▸ Instructions for the task
Repeat all the material exactly; pictures stay out of your copy.

↓↓↓

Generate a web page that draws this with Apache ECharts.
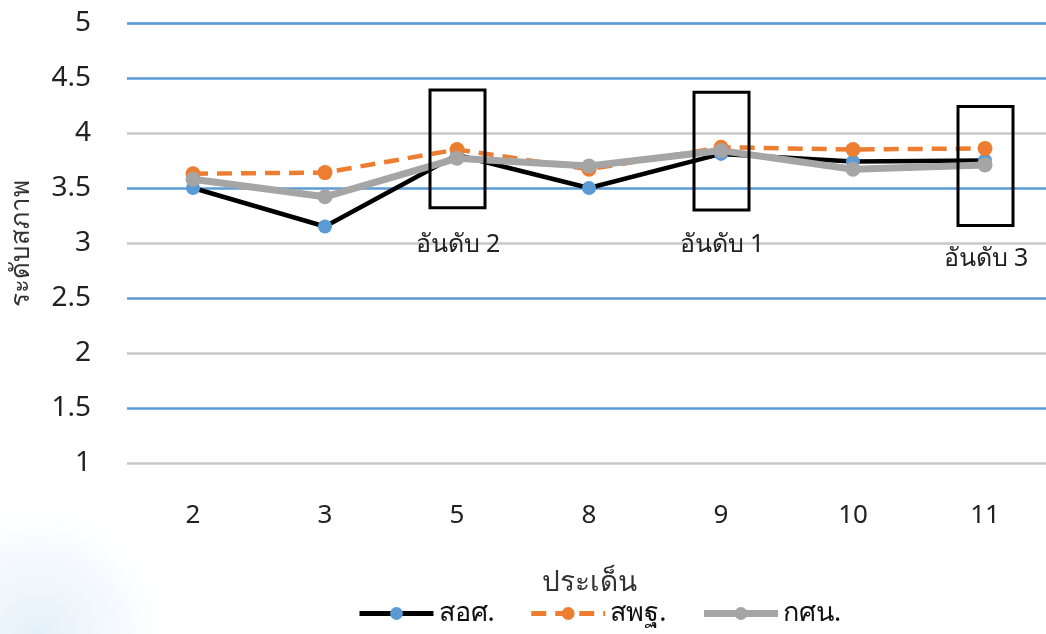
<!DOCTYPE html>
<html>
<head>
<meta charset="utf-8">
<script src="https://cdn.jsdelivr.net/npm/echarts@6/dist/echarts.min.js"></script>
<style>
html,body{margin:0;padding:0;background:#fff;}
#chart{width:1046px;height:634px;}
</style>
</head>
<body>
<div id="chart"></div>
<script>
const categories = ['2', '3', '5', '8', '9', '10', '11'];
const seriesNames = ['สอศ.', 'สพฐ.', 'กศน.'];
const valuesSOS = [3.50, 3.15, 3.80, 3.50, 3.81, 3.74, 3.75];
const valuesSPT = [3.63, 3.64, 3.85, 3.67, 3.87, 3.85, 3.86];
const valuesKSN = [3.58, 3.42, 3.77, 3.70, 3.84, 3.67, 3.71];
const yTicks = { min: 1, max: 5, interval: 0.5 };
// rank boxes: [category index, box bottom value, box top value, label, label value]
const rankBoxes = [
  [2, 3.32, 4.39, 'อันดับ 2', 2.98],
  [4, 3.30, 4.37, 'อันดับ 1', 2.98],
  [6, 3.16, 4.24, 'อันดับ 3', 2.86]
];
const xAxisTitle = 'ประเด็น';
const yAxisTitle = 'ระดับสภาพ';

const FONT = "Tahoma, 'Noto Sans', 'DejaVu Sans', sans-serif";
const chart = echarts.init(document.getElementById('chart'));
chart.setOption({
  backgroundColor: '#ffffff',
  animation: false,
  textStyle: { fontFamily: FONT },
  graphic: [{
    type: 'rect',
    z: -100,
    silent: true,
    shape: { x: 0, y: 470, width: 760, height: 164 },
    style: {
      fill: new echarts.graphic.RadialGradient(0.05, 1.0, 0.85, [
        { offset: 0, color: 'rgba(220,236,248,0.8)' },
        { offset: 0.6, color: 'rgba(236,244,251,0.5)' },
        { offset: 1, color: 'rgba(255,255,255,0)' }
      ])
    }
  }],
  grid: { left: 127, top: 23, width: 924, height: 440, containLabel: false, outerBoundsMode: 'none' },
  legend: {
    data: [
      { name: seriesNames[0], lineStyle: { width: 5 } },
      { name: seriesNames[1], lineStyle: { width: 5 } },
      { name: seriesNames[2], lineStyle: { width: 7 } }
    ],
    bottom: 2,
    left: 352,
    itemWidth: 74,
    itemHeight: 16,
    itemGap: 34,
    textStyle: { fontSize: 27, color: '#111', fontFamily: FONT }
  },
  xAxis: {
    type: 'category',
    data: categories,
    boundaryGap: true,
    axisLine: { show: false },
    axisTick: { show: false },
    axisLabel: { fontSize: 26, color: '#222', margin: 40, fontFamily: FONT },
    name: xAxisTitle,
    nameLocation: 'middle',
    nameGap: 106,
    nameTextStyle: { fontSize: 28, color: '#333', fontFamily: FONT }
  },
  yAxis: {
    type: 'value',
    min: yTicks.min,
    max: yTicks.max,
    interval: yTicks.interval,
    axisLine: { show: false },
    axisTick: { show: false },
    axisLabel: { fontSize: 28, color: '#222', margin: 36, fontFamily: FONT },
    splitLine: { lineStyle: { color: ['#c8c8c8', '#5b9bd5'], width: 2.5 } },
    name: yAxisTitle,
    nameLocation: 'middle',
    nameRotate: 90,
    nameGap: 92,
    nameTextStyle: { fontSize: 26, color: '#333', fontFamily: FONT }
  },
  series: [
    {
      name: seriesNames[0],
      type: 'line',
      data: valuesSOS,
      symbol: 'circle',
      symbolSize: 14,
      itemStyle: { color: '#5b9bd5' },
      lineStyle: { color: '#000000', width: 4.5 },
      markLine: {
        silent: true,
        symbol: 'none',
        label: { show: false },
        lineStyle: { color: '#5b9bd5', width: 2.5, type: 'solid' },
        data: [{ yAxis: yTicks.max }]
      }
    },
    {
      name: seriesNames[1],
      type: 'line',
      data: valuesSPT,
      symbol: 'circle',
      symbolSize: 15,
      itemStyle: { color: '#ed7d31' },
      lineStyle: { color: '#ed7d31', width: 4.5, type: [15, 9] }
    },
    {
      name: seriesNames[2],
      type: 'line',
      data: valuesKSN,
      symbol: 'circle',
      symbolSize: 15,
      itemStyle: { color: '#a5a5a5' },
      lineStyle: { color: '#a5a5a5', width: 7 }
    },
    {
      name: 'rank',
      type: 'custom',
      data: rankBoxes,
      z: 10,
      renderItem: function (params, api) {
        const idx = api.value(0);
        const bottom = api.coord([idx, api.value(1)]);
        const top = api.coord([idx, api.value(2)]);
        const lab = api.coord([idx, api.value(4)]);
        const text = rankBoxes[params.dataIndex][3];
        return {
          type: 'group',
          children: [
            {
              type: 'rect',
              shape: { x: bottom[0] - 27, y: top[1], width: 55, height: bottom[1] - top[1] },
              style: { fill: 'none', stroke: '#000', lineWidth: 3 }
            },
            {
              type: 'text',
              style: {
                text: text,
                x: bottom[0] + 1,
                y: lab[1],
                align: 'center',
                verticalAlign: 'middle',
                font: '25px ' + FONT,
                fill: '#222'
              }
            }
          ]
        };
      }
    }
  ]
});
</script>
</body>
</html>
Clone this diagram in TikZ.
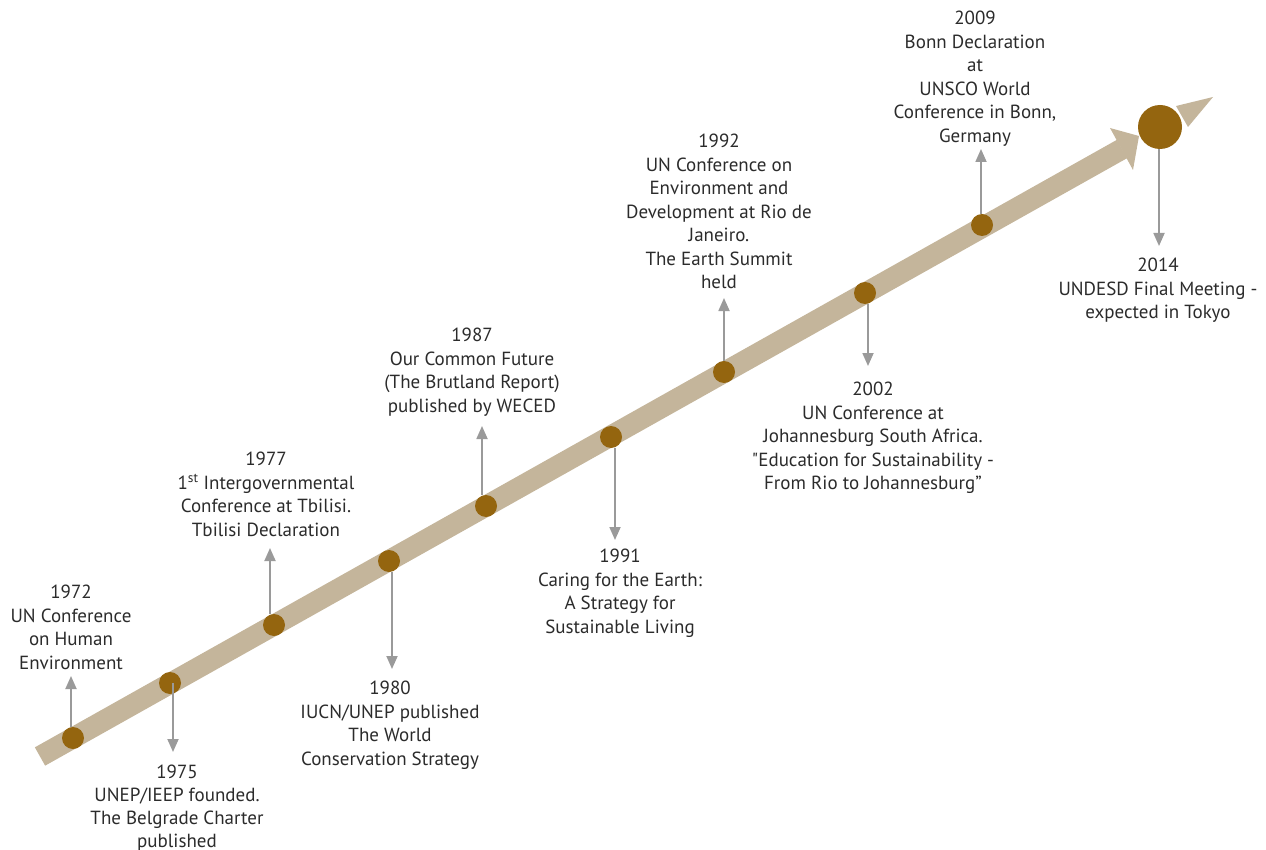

↑↑↑

▸ Reply to the exercise
Generate a web page that draws this with Apache ECharts.
<!DOCTYPE html>
<html>
<head>
<meta charset="utf-8">
<script src="https://cdn.jsdelivr.net/npm/echarts@6/dist/echarts.min.js"></script>
<style>
html,body{margin:0;padding:0;background:#fff;}
#chart{width:1046px;height:634px;}
</style>
</head>
<body>
<div id="chart"></div>
<script>
const categories = ['2', '3', '5', '8', '9', '10', '11'];
const seriesNames = ['สอศ.', 'สพฐ.', 'กศน.'];
const valuesSOS = [3.50, 3.15, 3.80, 3.50, 3.81, 3.74, 3.75];
const valuesSPT = [3.63, 3.64, 3.85, 3.67, 3.87, 3.85, 3.86];
const valuesKSN = [3.58, 3.42, 3.77, 3.70, 3.84, 3.67, 3.71];
const yTicks = { min: 1, max: 5, interval: 0.5 };
// rank boxes: [category index, box bottom value, box top value, label, label value]
const rankBoxes = [
  [2, 3.32, 4.39, 'อันดับ 2', 2.98],
  [4, 3.30, 4.37, 'อันดับ 1', 2.98],
  [6, 3.16, 4.24, 'อันดับ 3', 2.86]
];
const xAxisTitle = 'ประเด็น';
const yAxisTitle = 'ระดับสภาพ';

const FONT = "Tahoma, 'Noto Sans', 'DejaVu Sans', sans-serif";
const chart = echarts.init(document.getElementById('chart'));
chart.setOption({
  backgroundColor: '#ffffff',
  animation: false,
  textStyle: { fontFamily: FONT },
  graphic: [{
    type: 'rect',
    z: -100,
    silent: true,
    shape: { x: 0, y: 470, width: 760, height: 164 },
    style: {
      fill: new echarts.graphic.RadialGradient(0.05, 1.0, 0.85, [
        { offset: 0, color: 'rgba(220,236,248,0.8)' },
        { offset: 0.6, color: 'rgba(236,244,251,0.5)' },
        { offset: 1, color: 'rgba(255,255,255,0)' }
      ])
    }
  }],
  grid: { left: 127, top: 23, width: 924, height: 440, containLabel: false, outerBoundsMode: 'none' },
  legend: {
    data: [
      { name: seriesNames[0], lineStyle: { width: 5 } },
      { name: seriesNames[1], lineStyle: { width: 5 } },
      { name: seriesNames[2], lineStyle: { width: 7 } }
    ],
    bottom: 2,
    left: 352,
    itemWidth: 74,
    itemHeight: 16,
    itemGap: 34,
    textStyle: { fontSize: 27, color: '#111', fontFamily: FONT }
  },
  xAxis: {
    type: 'category',
    data: categories,
    boundaryGap: true,
    axisLine: { show: false },
    axisTick: { show: false },
    axisLabel: { fontSize: 26, color: '#222', margin: 40, fontFamily: FONT },
    name: xAxisTitle,
    nameLocation: 'middle',
    nameGap: 106,
    nameTextStyle: { fontSize: 28, color: '#333', fontFamily: FONT }
  },
  yAxis: {
    type: 'value',
    min: yTicks.min,
    max: yTicks.max,
    interval: yTicks.interval,
    axisLine: { show: false },
    axisTick: { show: false },
    axisLabel: { fontSize: 28, color: '#222', margin: 36, fontFamily: FONT },
    splitLine: { lineStyle: { color: ['#c8c8c8', '#5b9bd5'], width: 2.5 } },
    name: yAxisTitle,
    nameLocation: 'middle',
    nameRotate: 90,
    nameGap: 92,
    nameTextStyle: { fontSize: 26, color: '#333', fontFamily: FONT }
  },
  series: [
    {
      name: seriesNames[0],
      type: 'line',
      data: valuesSOS,
      symbol: 'circle',
      symbolSize: 14,
      itemStyle: { color: '#5b9bd5' },
      lineStyle: { color: '#000000', width: 4.5 },
      markLine: {
        silent: true,
        symbol: 'none',
        label: { show: false },
        lineStyle: { color: '#5b9bd5', width: 2.5, type: 'solid' },
        data: [{ yAxis: yTicks.max }]
      }
    },
    {
      name: seriesNames[1],
      type: 'line',
      data: valuesSPT,
      symbol: 'circle',
      symbolSize: 15,
      itemStyle: { color: '#ed7d31' },
      lineStyle: { color: '#ed7d31', width: 4.5, type: [15, 9] }
    },
    {
      name: seriesNames[2],
      type: 'line',
      data: valuesKSN,
      symbol: 'circle',
      symbolSize: 15,
      itemStyle: { color: '#a5a5a5' },
      lineStyle: { color: '#a5a5a5', width: 7 }
    },
    {
      name: 'rank',
      type: 'custom',
      data: rankBoxes,
      z: 10,
      renderItem: function (params, api) {
        const idx = api.value(0);
        const bottom = api.coord([idx, api.value(1)]);
        const top = api.coord([idx, api.value(2)]);
        const lab = api.coord([idx, api.value(4)]);
        const text = rankBoxes[params.dataIndex][3];
        return {
          type: 'group',
          children: [
            {
              type: 'rect',
              shape: { x: bottom[0] - 27, y: top[1], width: 55, height: bottom[1] - top[1] },
              style: { fill: 'none', stroke: '#000', lineWidth: 3 }
            },
            {
              type: 'text',
              style: {
                text: text,
                x: bottom[0] + 1,
                y: lab[1],
                align: 'center',
                verticalAlign: 'middle',
                font: '25px ' + FONT,
                fill: '#222'
              }
            }
          ]
        };
      }
    }
  ]
});
</script>
</body>
</html>
Clone this diagram in TikZ.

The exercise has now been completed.